WASHINGTON (Reuters) – U.S. economic growth likely accelerated in the first quarter, fueled by massive government aid to households and businesses, charting the course for what is expected to be the strongest performance this year in nearly four decades.
The United States’ economy is rebounding more quickly compared to its global rivals, thanks to two additional rounds of COVID-19 relief money from Washington as well as easing anxiety over the pandemic, which has boosted domestic demand and allowed services businesses like restaurants and bars to reopen.
Though the anticipated pick-up in gross domestic product last quarter would leave output just below its level at the end of 2019, the economy remains at least a couple of years away from fully recovering from the pandemic recession, which started in February 2020.
The Commerce Department will publish its snapshot of first-quarter GDP growth on Thursday at 8:30 a.m EDT (1230 GMT).
“It will be a solid GDP number,” said Ryan Sweet, a senior economist at Moody’s Analytics in West Chester, Pennsylvania. “It’s one small milestone in many that we have to hit before we can say we have fully recovered from the recession.”
The economy likely grew at a 6.1% annualized rate in the first three months of the year, according to a Reuters survey of economists. That would be the second-fastest GDP growth pace since the third quarter of 2003 and would follow a 4.3% rate in the fourth quarter.
The survey was, however, conducted before this week’s March durable goods orders, goods trade deficit as well as wholesale and retail inventories data. Economists at Goldman Sachs initially trimmed their GDP growth estimate by one-tenth of a percentage point to a 7.4% rate after the durable goods data.

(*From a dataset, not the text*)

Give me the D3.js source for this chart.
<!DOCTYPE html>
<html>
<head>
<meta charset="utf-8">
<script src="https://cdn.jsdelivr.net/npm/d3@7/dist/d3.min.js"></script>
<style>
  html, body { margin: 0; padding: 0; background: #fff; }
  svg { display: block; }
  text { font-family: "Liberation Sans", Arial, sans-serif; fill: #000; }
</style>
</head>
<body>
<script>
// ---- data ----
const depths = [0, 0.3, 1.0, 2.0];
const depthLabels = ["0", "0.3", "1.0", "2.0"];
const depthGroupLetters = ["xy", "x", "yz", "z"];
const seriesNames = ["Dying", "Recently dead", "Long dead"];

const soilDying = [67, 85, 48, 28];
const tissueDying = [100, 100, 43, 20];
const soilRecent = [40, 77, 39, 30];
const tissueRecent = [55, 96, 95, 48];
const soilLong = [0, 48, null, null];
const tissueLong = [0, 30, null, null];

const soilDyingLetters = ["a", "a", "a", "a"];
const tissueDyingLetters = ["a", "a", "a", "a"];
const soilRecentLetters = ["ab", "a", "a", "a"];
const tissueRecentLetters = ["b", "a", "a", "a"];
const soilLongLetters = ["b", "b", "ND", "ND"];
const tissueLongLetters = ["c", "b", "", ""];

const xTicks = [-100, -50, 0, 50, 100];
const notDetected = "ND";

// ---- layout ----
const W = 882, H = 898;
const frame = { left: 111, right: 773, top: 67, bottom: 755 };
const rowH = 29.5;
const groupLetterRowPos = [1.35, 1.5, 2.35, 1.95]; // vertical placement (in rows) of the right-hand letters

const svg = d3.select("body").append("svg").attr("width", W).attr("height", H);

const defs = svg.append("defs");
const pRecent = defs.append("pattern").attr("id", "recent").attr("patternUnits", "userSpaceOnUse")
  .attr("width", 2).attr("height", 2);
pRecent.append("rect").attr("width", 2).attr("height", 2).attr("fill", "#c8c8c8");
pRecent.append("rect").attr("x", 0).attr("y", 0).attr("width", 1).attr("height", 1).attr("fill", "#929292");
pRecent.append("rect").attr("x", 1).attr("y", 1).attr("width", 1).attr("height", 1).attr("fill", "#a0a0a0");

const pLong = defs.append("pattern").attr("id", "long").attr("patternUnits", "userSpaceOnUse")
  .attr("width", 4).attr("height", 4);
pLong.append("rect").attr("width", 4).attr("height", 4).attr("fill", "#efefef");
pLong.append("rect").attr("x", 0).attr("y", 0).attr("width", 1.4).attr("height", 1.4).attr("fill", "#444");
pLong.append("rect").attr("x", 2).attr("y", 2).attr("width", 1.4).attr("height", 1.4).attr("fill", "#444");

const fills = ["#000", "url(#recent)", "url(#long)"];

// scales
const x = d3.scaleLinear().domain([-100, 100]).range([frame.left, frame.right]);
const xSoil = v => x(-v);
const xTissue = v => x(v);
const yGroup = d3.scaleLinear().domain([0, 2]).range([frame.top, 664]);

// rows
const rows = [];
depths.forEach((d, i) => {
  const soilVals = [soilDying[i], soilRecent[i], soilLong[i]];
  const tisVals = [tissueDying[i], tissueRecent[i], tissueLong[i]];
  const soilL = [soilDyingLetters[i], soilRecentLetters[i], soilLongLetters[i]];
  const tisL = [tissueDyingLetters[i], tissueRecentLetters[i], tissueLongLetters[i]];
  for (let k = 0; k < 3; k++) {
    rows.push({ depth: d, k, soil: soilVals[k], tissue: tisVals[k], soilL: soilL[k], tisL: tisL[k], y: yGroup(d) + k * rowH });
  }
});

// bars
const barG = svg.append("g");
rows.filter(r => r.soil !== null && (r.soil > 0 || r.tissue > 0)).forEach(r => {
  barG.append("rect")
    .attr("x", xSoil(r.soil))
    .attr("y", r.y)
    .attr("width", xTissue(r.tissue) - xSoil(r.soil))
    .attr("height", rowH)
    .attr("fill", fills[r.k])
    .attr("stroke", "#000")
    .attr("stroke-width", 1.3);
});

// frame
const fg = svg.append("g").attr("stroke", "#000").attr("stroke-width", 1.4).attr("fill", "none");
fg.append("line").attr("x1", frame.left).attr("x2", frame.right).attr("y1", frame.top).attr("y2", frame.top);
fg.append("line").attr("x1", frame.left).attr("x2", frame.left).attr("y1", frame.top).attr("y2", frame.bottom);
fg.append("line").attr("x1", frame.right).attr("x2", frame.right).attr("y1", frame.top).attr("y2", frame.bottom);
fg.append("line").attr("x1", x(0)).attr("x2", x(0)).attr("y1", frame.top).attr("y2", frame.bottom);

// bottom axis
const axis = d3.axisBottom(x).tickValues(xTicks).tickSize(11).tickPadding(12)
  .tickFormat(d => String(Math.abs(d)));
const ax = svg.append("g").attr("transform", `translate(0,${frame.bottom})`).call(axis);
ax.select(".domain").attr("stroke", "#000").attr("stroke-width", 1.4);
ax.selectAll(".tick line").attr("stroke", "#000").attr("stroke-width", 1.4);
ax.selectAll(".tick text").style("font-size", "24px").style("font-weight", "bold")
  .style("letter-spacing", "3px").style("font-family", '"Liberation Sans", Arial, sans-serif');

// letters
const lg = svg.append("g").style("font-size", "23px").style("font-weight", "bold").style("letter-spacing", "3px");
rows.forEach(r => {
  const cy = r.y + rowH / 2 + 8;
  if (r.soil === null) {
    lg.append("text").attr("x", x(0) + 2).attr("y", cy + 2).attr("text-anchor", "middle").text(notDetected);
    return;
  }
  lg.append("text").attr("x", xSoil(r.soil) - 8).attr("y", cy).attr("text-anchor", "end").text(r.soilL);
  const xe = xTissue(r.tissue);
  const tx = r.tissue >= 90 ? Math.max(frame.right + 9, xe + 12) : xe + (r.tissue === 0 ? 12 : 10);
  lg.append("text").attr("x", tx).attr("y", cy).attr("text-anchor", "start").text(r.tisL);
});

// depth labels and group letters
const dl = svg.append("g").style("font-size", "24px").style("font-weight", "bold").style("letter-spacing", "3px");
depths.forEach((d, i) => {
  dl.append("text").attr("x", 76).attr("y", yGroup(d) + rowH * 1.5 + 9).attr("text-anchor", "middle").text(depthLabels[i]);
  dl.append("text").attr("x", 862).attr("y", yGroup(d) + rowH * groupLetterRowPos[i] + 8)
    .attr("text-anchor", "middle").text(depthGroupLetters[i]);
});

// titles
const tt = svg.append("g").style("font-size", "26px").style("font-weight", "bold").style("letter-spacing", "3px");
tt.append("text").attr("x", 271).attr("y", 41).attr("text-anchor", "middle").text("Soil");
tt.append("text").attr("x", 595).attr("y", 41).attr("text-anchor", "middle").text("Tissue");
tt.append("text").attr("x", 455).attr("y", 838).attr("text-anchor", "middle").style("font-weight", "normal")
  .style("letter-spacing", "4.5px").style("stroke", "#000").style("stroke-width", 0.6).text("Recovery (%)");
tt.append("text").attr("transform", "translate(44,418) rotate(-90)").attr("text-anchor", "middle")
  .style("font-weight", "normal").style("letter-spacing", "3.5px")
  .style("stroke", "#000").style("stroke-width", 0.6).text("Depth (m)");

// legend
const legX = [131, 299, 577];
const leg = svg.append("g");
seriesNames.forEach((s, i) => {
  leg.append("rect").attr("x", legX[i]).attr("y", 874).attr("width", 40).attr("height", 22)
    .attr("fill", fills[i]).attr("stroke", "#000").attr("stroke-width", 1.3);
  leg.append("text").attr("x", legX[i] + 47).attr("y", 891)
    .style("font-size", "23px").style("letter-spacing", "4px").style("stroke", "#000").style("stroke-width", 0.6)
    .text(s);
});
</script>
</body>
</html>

They subsequently raised the estimate to a 7.7% pace after the goods trade deficit and inventory data.
Former President Donald Trump’s government provided nearly $3 trillion in relief money early in the pandemic, triggering record GDP growth in the third quarter of 2020. That was followed by nearly $900 billion in additional stimulus in late December. President Joe Biden’s administration offered another $1.9 trillion rescue package in March, which sent one-time $1,400 checks to qualified households and extended a $300 unemployment subsidy through early September.
The Federal Reserve on Wednesday acknowledged the burgeoning domestic activity, but the U.S. central bank gave no sign it was ready to reduce its extraordinary support for the recovery.
The rapidly accelerating economy could dampen enthusiasm among some moderate Democrats for Biden’s ambitious economic agenda. Biden on Wednesday unveiled a sweeping $1.8 trillion package for families and education in his first joint speech to Congress. Republicans oppose more stimulus, now worried about swelling debt. The new package and an earlier infrastructure and jobs plan total around $4 trillion, rivaling the annual federal budget.
There are concerns among some economists that the massive government funding could ignite inflation. Many economists, including Fed Chair Jerome Powell, expect higher inflation will be transitory, arguing that the labor market remains 8.4 million jobs below its peak in February 2020.
A separate report from the Labor Department on Thursday is expected to show 549,000 people filed for state unemployment benefits last week, according to a Reuters survey. Though claims have dropped from a record 6.149 million in early April 2020, they remain well above the range of 200,000 to 250,000 that is viewed as consistent with a healthy labor market. About 17.4 million Americans were receiving unemployment benefits in early April.
The economy continued to power ahead early in the second quarter, with consumer confidence vaulting to a 14-month high in April, thanks to the fiscal stimulus and the expansion of the COVID-19 vaccination program to all American adults. That is helping to unleash pent-up demand.
Americans have accumulated at least $2 trillion in excess savings. Many economists expect the economy will fully recover from the recession in late 2023. They expect growth this year could top 7%, which would be the fastest since 1984. The economy contracted 3.5% in 2020, its worst performance in 74 years.
“Assuming vaccines remain effective against new variants of the virus, the economy should experience significant growth for the rest of the year,” said Kevin Cummins, chief U.S. economist at NatWest Markets in Stamford, Connecticut.
“The combination of an extraordinary amount of fiscal stimulus, highly accommodative monetary policy, an extremely positive supply shock as the economy re-opens and a pile of excess savings to support consumption make us extremely optimistic about GDP growth in 2021 and 2022.”
Growth in the first quarter was likely driven by consumer spending, which is expected to have accelerated after almost braking in the final three months of 2020. Another quarter of double-digit growth is anticipated for business spending on equipment, as well as a rebound in investment in nonresidential structures such as mining exploration, shafts and wells.
Residential investment likely contributed to GDP growth for a third straight quarter. But trade was likely a drag for the third consecutive quarter as some of the robust domestic demand was satiated with imports. Strong consumption meant fewer unsold goods in warehouses, which likely resulted in inventory accumulation subtracting from GDP growth.